For a BRV to work consistently and not leak, tolerances must be held to an extremely high standard. The EVP BRV body, cap and piston are precision CNC machined from billet aluminum with tolerances that approach within .0003". The sliding components are hard anodized and coated so the BRV will last the lifetime of the engine. For each vehicle / engine type we make BRV kits for, the spring rates are properly matched for optimum performance.
- Precision CNC machined from billet aluminum
- Hard anodized body and Teflon coated piston
- Easy bolt-on kit with all required fittings, clamps, etc. included
- Proudly machined and made in the USA
- Requires EVP Silicone Charge Tube Kit available here for 2017-2019 or 2020+ (sold separately or available above)

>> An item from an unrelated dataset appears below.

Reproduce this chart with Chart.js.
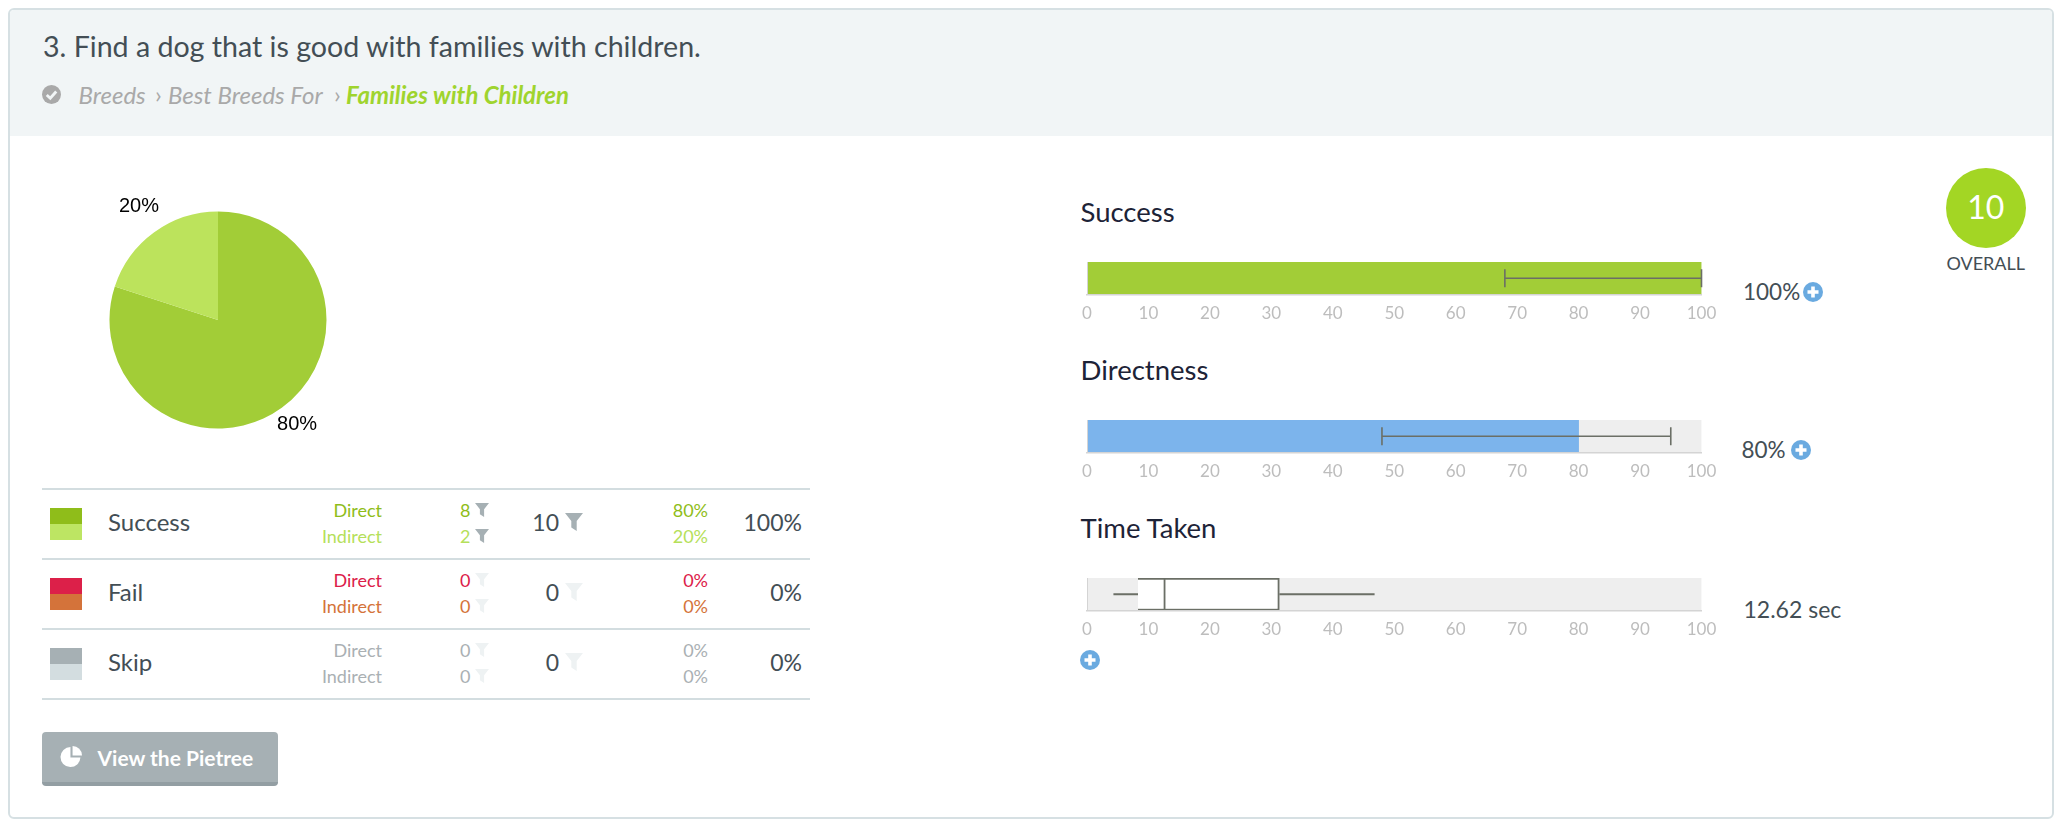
<!DOCTYPE html>
<html>
<head>
<meta charset="utf-8">
<title>Task 3</title>
<script src="https://cdn.jsdelivr.net/npm/chart.js@4"></script>
<style>
  html, body { margin: 0; padding: 0; background: #fff; overflow: hidden; }
  body { width: 2068px; height: 828px; position: relative; font-family: Lato, sans-serif; color: #434e55; }
  .card { position: absolute; left: 8px; top: 8px; width: 2046px; height: 811px; border: 2px solid #d6e0e3; border-radius: 6px; box-sizing: border-box; overflow: hidden; }
  .head { position: absolute; left: 0; top: 0; right: 0; height: 126px; background: #f1f5f6; }
  .t { position: absolute; white-space: nowrap; line-height: 1; transform: translateY(-50%); }
  .r { transform: translate(-100%, -50%); }
  .c { transform: translate(-50%, -50%); }
  .rule { position: absolute; left: 42px; width: 768px; height: 2px; background: #d3dde0; }
  .sw { position: absolute; left: 50px; width: 32px; height: 16px; }
  canvas { position: absolute; }
  svg { position: absolute; overflow: visible; }
  .btn { position: absolute; left: 42px; top: 732px; width: 236px; height: 54px; background: #a6b0b4; border-bottom: 4px solid #939ea3; border-radius: 4px; box-sizing: border-box; }
  .ring { position: absolute; left: 1946px; top: 168px; width: 80px; height: 80px; border-radius: 50%; background: #a3d624; }
</style>
</head>
<body>
<div class="card"><div class="head"></div></div>
<div class="btn"></div>
<div class="ring"></div>
<canvas id="pie" width="400" height="300" style="left:18px;top:170px;width:400px;height:300px"></canvas>
<canvas id="success" width="660" height="80" style="left:1067px;top:252px;width:660px;height:80px"></canvas>
<canvas id="directness" width="660" height="80" style="left:1067px;top:410px;width:660px;height:80px"></canvas>
<canvas id="time" width="660" height="80" style="left:1067px;top:568px;width:660px;height:80px"></canvas>
<script>
const pieLabels = ['Direct success', 'Indirect success'];
const pieValues = [80, 20];

const outcomes = ['Success', 'Fail', 'Skip'];
const directCounts = [8, 0, 0];
const indirectCounts = [2, 0, 0];
const totalCounts = [10, 0, 0];
const directPercents = [80, 0, 0];
const indirectPercents = [20, 0, 0];
const totalPercents = [100, 0, 0];

const axisTicks = [0, 10, 20, 30, 40, 50, 60, 70, 80, 90, 100];
const successScore = [100];
const successRange = [68, 100];
const directnessScore = [80];
const directnessRange = [48, 95];
const timeWhiskers = [4.3, 46.8];
const timeBox = [8.3, 31.3];
const timeMedian = 12.62;

const trackColor = '#eeeeee';
const directColors = ['#8fbd1a', '#dc2049', '#a6b0b4'];
const indirectColors = ['#bde563', '#d4733a', '#d3dde0'];
const directText = ['#8fbd1a', '#dc2049', '#aab0b3'];
const indirectText = ['#b5e05a', '#d4733a', '#aab0b3'];

function put(text, x, y, css, cls) {
  const el = document.createElement('div');
  el.className = 't ' + (cls || '');
  el.textContent = text;
  el.style.cssText = 'left:' + x + 'px;top:' + y + 'px;' + css;
  document.body.appendChild(el);
}

function svg(x, y, w, h, inner) {
  const wrap = document.createElement('div');
  wrap.innerHTML = '<svg style="left:' + x + 'px;top:' + y + 'px" width="' + w + '" height="' + h + '" viewBox="0 0 20 20">' + inner + '</svg>';
  document.body.appendChild(wrap.firstChild);
}

function funnel(x, y, size, color) {
  svg(x, y, size, size, '<path d="M0 0H20L13 9V20L7 16V9Z" fill="' + color + '"/>');
}

function plus(cx, cy) {
  svg(cx - 10, cy - 10, 20, 20, '<circle cx="10" cy="10" r="10" fill="#6aaae0"/><path d="M10 4.5V15.5M4.5 10H15.5" stroke="#fff" stroke-width="3.6"/>');
}

// header
put('3. Find a dog that is good with families with children.', 43, 46, 'font-size:28.6px;');
svg(41.5, 84.5, 19, 19, '<circle cx="10" cy="10" r="10" fill="#a9a9a9"/><path d="M5 10.5L8.7 14L15 6.8" fill="none" stroke="#f1f5f6" stroke-width="3"/>');
const crumb = 'font-size:24px;font-style:italic;color:#a9a9a9;';
put('Breeds', 78.5, 95, crumb);
put('\u203a', 155, 94, 'font-size:24px;color:#a9a9a9;');
put('Best Breeds For', 168, 95, crumb);
put('\u203a', 334, 94, 'font-size:24px;color:#a9a9a9;');
put('Families with Children', 346, 95, crumb + 'font-weight:700;color:#9fd42e;');

// results table
[489, 559, 629, 699].forEach(y => {
  const rule = document.createElement('div');
  rule.className = 'rule';
  rule.style.top = (y - 1) + 'px';
  document.body.appendChild(rule);
});
outcomes.forEach((name, i) => {
  const top = 489 + i * 70;
  const sw1 = document.createElement('div');
  sw1.className = 'sw';
  sw1.style.cssText = 'top:' + (top + 19) + 'px;background:' + directColors[i];
  const sw2 = document.createElement('div');
  sw2.className = 'sw';
  sw2.style.cssText = 'top:' + (top + 35) + 'px;background:' + indirectColors[i];
  document.body.append(sw1, sw2);
  const on = '#a6b0b4';
  const off = '#eef2f3';
  const small = 'font-size:18px;';
  const big = 'font-size:23px;';
  put(name, 108, top + 32.5, 'font-size:24px;');
  put('Direct', 382, top + 20.5, small + 'color:' + directText[i], 'r');
  put('Indirect', 382, top + 46.5, small + 'color:' + indirectText[i], 'r');
  put(directCounts[i], 460, top + 20.5, small + 'color:' + directText[i]);
  put(indirectCounts[i], 460, top + 46.5, small + 'color:' + indirectText[i]);
  funnel(475, top + 14, 14, directCounts[i] ? on : off);
  funnel(475, top + 40, 14, indirectCounts[i] ? on : off);
  put(totalCounts[i], 559, top + 32.5, big, 'r');
  funnel(565, top + 24, 18, totalCounts[i] ? on : off);
  put(directPercents[i] + '%', 708, top + 20.5, small + 'color:' + directText[i], 'r');
  put(indirectPercents[i] + '%', 708, top + 46.5, small + 'color:' + indirectText[i], 'r');
  put(totalPercents[i] + '%', 802, top + 32.5, big, 'r');
});

// button
svg(61, 746, 21, 21, '<path d="M9 1A9.5 9.5 0 1 0 18.5 11H9Z" fill="#fff"/><path d="M11 0A9 9 0 0 1 20 9H11Z" fill="#fff"/>');
put('View the Pietree', 97.5, 757, 'font-size:21px;font-weight:700;color:#fff;');

// right column labels
const heading = 'font-size:27.5px;color:#1d2337;';
put('Success', 1080.5, 212, heading);
put('Directness', 1080.5, 370, heading);
put('Time Taken', 1080.5, 528, heading);
const value = 'font-size:22.5px;';
put('100%', 1743, 292, value);
plus(1813, 292);
put('80%', 1741.5, 450, value);
plus(1800.5, 450);
put('12.62 sec', 1743.5, 608.5, 'font-size:23px;');
plus(1089.6, 660);
put('10', 1985.7, 206.5, 'font-size:32px;color:#fff;', 'c');
put('OVERALL', 1985.7, 263, 'font-size:18px;', 'c');

// pie labels sit just outside the slices
const pieLabelPlugin = {
  id: 'pieLabelPlugin',
  afterDatasetsDraw(chart) {
    const { ctx } = chart;
    const total = pieValues.reduce((a, b) => a + b, 0);
    ctx.save();
    ctx.font = '20px "Liberation Sans"';
    ctx.fillStyle = '#000';
    ctx.textAlign = 'center';
    ctx.textBaseline = 'middle';
    chart.getDatasetMeta(0).data.forEach((arc, i) => {
      const mid = (arc.startAngle + arc.endAngle) / 2;
      const reach = arc.outerRadius + 26;
      const x = arc.x + Math.cos(mid) * reach;
      const y = arc.y + Math.sin(mid) * reach - 4.5;
      ctx.fillText(Math.round(pieValues[i] / total * 100) + '%', x, y);
    });
    ctx.restore();
  },
};

new Chart(document.getElementById('pie'), {
  type: 'pie',
  data: {
    labels: pieLabels,
    datasets: [{ data: pieValues, backgroundColor: ['#a2cd37', '#bce35c'], borderWidth: 0 }],
  },
  options: {
    responsive: false,
    animation: false,
    layout: { padding: { left: 91.5, right: 91.5, top: 41.5, bottom: 41.5 } },
    plugins: { legend: { display: false }, tooltip: { enabled: false } },
  },
  plugins: [pieLabelPlugin],
});

// error bar over a horizontal bar, placed with the chart's x scale
const rangePlugin = {
  id: 'rangePlugin',
  afterDatasetsDraw(chart, args, opts) {
    if (!opts.range) return;
    const { ctx, scales } = chart;
    const y = (chart.chartArea.top + chart.chartArea.bottom) / 2;
    const x1 = scales.x.getPixelForValue(opts.range[0]);
    const x2 = scales.x.getPixelForValue(opts.range[1]);
    ctx.save();
    ctx.strokeStyle = '#6b6f66';
    ctx.lineWidth = 1.6;
    ctx.beginPath();
    ctx.moveTo(x1, y);
    ctx.lineTo(x2, y);
    ctx.moveTo(x1, y - 9);
    ctx.lineTo(x1, y + 9);
    ctx.moveTo(x2, y - 9);
    ctx.lineTo(x2, y + 9);
    ctx.stroke();
    ctx.restore();
  },
};

// whiskers and median of the time box
const boxPlugin = {
  id: 'boxPlugin',
  afterDatasetsDraw(chart, args, opts) {
    if (!opts.whiskers) return;
    const { ctx, scales, chartArea } = chart;
    const y = (chartArea.top + chartArea.bottom) / 2;
    const px = v => scales.x.getPixelForValue(v);
    ctx.save();
    ctx.strokeStyle = '#6b6f66';
    ctx.lineWidth = 1.8;
    ctx.beginPath();
    ctx.moveTo(px(opts.whiskers[0]), y);
    ctx.lineTo(px(opts.box[0]), y);
    ctx.moveTo(px(opts.box[1]), y);
    ctx.lineTo(px(opts.whiskers[1]), y);
    ctx.moveTo(px(opts.median), chartArea.top);
    ctx.lineTo(px(opts.median), chartArea.bottom);
    ctx.stroke();
    ctx.restore();
  },
};

function meterChart(id, datasets, pluginOpts) {
  return new Chart(document.getElementById(id), {
    type: 'bar',
    data: { labels: [id], datasets },
    options: {
      indexAxis: 'y',
      responsive: false,
      animation: false,
      layout: { padding: { left: 20, right: 25.5, top: 10, bottom: 0 } },
      datasets: { bar: { grouped: false, barPercentage: 1, categoryPercentage: 1 } },
      scales: {
        x: {
          min: 0,
          max: 100,
          afterFit(scale) { scale.height = 37.5; },
          afterBuildTicks(scale) { scale.ticks = axisTicks.map(v => ({ value: v })); },
          grid: { display: false, drawTicks: false },
          border: { display: true, color: '#d4d4d4', width: 1.5, z: 1 },
          ticks: {
            autoSkip: false,
            maxRotation: 0,
            padding: 9,
            color: '#bdbdbd',
            font: { family: 'Lato', size: 17 },
          },
        },
        y: {
          display: true,
          afterFit(scale) { scale.width = 0; },
          grid: { display: false, drawTicks: false },
          border: { display: true, color: '#d4d4d4', width: 1, z: 1 },
          ticks: { display: false },
        },
      },
      plugins: Object.assign({ legend: { display: false }, tooltip: { enabled: false } }, pluginOpts),
    },
    plugins: [rangePlugin, boxPlugin],
  });
}

const fullTrack = [100];

meterChart('success', [
  { data: successScore, backgroundColor: '#a2cd37', order: 1 },
  { data: fullTrack, backgroundColor: trackColor, order: 2 },
], { rangePlugin: { range: successRange } });

meterChart('directness', [
  { data: directnessScore, backgroundColor: '#7cb4ec', order: 1 },
  { data: fullTrack, backgroundColor: trackColor, order: 2 },
], { rangePlugin: { range: directnessRange } });

meterChart('time', [
  { data: [timeBox], backgroundColor: '#fff', borderColor: '#6b6f66', borderWidth: 2, order: 1 },
  { data: fullTrack, backgroundColor: trackColor, order: 2 },
], { boxPlugin: { whiskers: timeWhiskers, box: timeBox, median: timeMedian } });
</script>
</body>
</html>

- Requires EVP V-Flow Intake available here for 2017-2019 or 2020+ (sold separately or available above)
What's the Difference Between a Blow Off Valve and a Boost Recirculating Valve?
A blow-off valve (BOV) and boost recirculating valve (BRV) are very similar mechanically and perform similar jobs; they just do it in two different ways. Both valve bodies are attached to the charge tube, and both are designed to release turbocharger pressurized air once the throttle body closes to prevent turbocharger compressor "stalling". Both valves are also connected to a manifold vacuum / pressure port so when the throttle body closes, the manifold vacuum pulls the BRV/BOV piston open and when the throttle blade opens and the manifold sees positive pressure, the piston of the BOV/BRV valve closes. When the BRV valve is open, the built-up pressure in the charge air system gets diverted back to the fresh air side of the turbocharger and helps to keep the turbocharger spooled up when the throttle is being modulated from part throttle to wide open throttle then back to part throttle. This makes the boost response crisper in these throttle modulation situations. A BOV is operated the same way but instead of venting the built-up pressure back to the turbo inlet, a BOV vents most of this pressurized air to the atmosphere and the notorious “Pssshh” sound is emitted.